We tried it. Once. When our older three were 5,3 and 2, we planned an upstate camping trip, along with my in-laws, my parents, and my sister (Aunt Chell) & her now-husband, Corey. It was… not stellar. For starters, the wise in-laws opted to spend the day at the campsite with us, but trekked back to a hotel room for the evenings. Which was clearly the better option, at least according to my mother, who hovered that first night in her tiny silver tent, crying softly in her conviction that a bear would stumble upon her & devour the massive Hershey’s Kiss that her tent resembled.
I should also mention that it had rained prior to our arrival, so the entire site was nice & muddy. Which is exactly what you want when you have three tiny kids schlepping so close to the ground.
My father was in the spirit of things; he was thrilled to nail his hammock between two trees and bask in nature’s beauty while unconscious & cuddling grandkids on his lap… until he was lectured by a stern park ranger that he was to immediately remove the hammock nails because they would damage the trees’ trunks…
But the warning proved unnecessary, because one of the nails popped out of the trunk & sent the hammock, the dad, & #2 crashing right to the ground. #2 was spared, but Dad’s back was not. Ouch.
This trip was also my sister’s foray into a life of crime. She and Corey were fishing on the lake, & we all watched, stunned, as a ranger’s canoe began following their canoe. Closer… they paddled quickly… it kept coming… paddle paddle paddle….
No fishing license. BUUUUUSTEDD!!!
Yep. Sister’s first and only ticket came not from the road, but the water. (And I’d be lying if I didn’t tell you that she received a mock court appearance letter compliments of moi a few weeks after she paid the fine, telling her that she needed to appear in court to surrender her fishing gear… she flipped out. I laughed.)
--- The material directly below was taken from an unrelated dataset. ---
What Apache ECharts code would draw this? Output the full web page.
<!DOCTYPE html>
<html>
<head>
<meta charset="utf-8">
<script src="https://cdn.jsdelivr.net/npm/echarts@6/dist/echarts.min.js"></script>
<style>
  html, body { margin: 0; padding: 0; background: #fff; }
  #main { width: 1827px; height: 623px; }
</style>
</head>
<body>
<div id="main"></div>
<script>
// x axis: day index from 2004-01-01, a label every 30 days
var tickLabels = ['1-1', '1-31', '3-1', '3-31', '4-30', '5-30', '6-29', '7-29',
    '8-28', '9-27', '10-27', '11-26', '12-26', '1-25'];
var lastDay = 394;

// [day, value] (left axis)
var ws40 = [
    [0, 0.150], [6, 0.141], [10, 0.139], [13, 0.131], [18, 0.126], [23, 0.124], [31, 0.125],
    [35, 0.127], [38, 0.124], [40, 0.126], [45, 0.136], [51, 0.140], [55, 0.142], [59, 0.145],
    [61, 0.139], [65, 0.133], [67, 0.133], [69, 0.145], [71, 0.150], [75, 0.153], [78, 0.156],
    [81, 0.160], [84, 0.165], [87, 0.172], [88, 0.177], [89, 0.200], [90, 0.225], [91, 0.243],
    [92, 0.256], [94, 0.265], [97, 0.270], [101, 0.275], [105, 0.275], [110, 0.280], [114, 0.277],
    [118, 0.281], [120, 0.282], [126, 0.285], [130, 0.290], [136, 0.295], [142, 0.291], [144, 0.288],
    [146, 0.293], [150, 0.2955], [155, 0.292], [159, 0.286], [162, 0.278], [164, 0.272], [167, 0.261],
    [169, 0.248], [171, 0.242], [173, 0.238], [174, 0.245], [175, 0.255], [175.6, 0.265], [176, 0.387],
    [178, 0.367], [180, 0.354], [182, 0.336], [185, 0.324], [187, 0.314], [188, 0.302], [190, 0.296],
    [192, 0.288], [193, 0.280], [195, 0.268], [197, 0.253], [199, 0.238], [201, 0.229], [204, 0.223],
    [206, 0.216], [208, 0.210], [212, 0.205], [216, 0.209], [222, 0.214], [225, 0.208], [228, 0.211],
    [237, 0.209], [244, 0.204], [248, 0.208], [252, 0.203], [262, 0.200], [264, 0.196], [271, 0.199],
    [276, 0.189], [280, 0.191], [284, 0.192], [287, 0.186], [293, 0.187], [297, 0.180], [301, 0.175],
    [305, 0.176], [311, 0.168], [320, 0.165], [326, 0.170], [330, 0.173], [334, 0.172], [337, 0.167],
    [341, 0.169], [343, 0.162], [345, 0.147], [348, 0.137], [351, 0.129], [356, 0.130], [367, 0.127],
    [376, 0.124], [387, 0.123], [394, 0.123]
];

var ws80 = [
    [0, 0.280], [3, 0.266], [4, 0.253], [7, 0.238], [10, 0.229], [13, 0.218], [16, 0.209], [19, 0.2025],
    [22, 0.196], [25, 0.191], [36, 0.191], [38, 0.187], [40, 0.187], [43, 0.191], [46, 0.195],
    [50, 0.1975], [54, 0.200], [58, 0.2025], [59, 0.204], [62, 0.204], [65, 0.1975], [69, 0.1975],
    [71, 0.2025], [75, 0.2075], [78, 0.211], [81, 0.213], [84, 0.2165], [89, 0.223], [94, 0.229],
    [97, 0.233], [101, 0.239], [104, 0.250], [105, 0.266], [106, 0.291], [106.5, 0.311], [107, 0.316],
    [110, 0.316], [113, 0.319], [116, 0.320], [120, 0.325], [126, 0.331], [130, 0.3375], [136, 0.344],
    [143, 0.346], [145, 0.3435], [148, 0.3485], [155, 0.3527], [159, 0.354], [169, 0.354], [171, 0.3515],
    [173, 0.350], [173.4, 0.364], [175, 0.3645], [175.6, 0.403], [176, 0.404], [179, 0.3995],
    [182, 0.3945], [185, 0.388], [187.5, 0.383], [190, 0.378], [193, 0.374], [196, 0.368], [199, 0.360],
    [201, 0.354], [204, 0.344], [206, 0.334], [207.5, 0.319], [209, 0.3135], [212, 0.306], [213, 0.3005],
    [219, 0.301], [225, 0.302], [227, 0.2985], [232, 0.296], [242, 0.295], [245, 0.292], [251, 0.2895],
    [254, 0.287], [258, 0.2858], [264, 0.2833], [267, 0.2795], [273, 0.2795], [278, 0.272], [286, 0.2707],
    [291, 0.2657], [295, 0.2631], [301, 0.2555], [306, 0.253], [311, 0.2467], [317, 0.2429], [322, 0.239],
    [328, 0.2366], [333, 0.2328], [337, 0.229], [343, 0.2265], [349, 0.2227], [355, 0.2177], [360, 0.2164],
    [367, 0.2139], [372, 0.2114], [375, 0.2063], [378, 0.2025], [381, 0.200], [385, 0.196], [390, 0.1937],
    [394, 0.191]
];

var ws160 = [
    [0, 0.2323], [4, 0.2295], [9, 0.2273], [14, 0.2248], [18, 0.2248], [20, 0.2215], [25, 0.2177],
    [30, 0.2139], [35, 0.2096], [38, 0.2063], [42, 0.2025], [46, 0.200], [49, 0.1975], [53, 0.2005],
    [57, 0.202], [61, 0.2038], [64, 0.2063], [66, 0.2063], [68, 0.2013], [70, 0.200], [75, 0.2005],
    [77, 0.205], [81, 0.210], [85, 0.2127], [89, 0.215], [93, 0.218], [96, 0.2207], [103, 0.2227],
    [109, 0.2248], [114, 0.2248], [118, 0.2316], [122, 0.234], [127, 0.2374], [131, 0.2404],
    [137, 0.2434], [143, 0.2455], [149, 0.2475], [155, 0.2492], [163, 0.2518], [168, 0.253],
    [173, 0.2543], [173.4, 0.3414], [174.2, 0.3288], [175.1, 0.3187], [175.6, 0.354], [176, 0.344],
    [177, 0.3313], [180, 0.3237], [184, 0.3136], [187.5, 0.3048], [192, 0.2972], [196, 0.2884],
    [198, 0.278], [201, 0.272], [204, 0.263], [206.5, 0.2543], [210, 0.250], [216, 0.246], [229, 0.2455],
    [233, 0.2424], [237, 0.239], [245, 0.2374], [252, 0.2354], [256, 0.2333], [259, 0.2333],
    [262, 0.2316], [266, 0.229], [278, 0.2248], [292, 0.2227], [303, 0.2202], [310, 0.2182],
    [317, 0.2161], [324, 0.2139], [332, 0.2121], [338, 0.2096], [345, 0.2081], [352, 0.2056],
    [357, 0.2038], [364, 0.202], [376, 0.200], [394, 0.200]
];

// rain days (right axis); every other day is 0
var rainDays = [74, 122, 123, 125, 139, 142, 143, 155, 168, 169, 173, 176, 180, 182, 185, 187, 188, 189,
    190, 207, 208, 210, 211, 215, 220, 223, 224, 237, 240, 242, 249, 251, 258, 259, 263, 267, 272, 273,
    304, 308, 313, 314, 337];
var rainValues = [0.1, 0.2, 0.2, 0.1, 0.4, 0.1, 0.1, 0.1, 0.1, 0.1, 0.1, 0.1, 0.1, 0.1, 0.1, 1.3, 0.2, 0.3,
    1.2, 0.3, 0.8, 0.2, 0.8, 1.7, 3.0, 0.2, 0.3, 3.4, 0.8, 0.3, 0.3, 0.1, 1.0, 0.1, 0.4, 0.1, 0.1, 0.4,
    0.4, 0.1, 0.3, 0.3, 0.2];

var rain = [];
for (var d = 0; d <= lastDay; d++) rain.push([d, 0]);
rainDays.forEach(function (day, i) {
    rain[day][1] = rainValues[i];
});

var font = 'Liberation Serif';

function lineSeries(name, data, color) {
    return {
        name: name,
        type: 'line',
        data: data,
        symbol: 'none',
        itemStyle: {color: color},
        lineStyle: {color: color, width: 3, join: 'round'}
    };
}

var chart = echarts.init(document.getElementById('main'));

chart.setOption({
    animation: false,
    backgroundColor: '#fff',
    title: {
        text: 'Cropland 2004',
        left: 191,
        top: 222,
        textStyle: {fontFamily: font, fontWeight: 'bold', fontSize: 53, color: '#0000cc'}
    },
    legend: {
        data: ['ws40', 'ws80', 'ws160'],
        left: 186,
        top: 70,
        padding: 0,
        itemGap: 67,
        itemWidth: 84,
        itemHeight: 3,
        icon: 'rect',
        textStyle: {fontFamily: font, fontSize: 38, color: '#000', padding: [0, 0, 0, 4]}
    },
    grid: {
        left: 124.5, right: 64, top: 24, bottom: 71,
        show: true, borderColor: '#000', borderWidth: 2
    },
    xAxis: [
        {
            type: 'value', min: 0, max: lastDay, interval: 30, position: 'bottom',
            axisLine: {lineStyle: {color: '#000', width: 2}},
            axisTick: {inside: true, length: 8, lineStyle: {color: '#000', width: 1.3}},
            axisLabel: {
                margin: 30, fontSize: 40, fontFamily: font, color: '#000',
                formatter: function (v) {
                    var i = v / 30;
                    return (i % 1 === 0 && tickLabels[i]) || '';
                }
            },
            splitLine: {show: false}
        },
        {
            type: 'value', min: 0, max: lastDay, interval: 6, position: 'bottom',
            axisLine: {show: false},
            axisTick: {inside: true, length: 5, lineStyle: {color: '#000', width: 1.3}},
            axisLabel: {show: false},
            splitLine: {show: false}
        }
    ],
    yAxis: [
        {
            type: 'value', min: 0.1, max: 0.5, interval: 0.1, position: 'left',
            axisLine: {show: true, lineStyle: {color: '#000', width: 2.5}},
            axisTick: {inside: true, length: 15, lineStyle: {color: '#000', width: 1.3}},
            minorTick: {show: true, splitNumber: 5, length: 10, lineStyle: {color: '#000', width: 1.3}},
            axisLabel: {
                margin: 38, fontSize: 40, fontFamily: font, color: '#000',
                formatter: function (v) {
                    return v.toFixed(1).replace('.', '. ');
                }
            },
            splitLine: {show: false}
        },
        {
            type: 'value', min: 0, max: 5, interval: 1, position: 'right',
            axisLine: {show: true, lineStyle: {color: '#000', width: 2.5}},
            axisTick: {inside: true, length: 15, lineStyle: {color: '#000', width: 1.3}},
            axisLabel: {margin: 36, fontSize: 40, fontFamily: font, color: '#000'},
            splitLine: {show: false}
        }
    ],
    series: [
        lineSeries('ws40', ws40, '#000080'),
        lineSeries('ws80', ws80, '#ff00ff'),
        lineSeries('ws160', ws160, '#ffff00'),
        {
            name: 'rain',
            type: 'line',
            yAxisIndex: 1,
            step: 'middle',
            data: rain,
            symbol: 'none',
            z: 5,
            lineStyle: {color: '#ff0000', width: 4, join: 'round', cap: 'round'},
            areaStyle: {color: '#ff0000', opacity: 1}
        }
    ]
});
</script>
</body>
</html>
But it was the whole “camping with kids” that proved to be a challenge for me. At age 2, #3 was allergic to wheat & dairy, only… we didn’t know it yet. Though he loved the crackers…
that didn’t work out too well.
Kids love tents, but not to sleep in. They love to smack the walls, bounce on the air mattresses, and roll into every object inside. And I’d end up playing security guard; I’d monitor “bedtime” inside the tent while peeking out at the adults gathered cozily round the campfire.
Nights consisted of waking up in a panicked stupor, convinced I heard the tent zipper, & groping through the dark to count… “#1…. check. #2….. check…. #3….. ??” (#3 always ended up scrunching his little frame into the teeniest, darkest section of tent. Not good for the protective parent.)
Were there great moments? Definitely. The Captain had lovely Daddy-daughter time teaching #1 and #2 to fish, which they loved.
And the kids appreciated being able to climb, run, and frolic in nature:
But by the end of the trip, I got tired of scraping mud off shoes, escorting kids to and from the restrooms at ALL HOURS of the day & night, long cold nights on a wobbly air mattress, the endless hunts for the cooking supplies that were RIGHT there a second ago but mysteriously vanish. And the packing to LEAVE… at the end of the trip, when you’re all dirty, and bug-bitten, and irritable from lack of sleep, and can’t seem to fit the same supplies you brought from the car back into that same car….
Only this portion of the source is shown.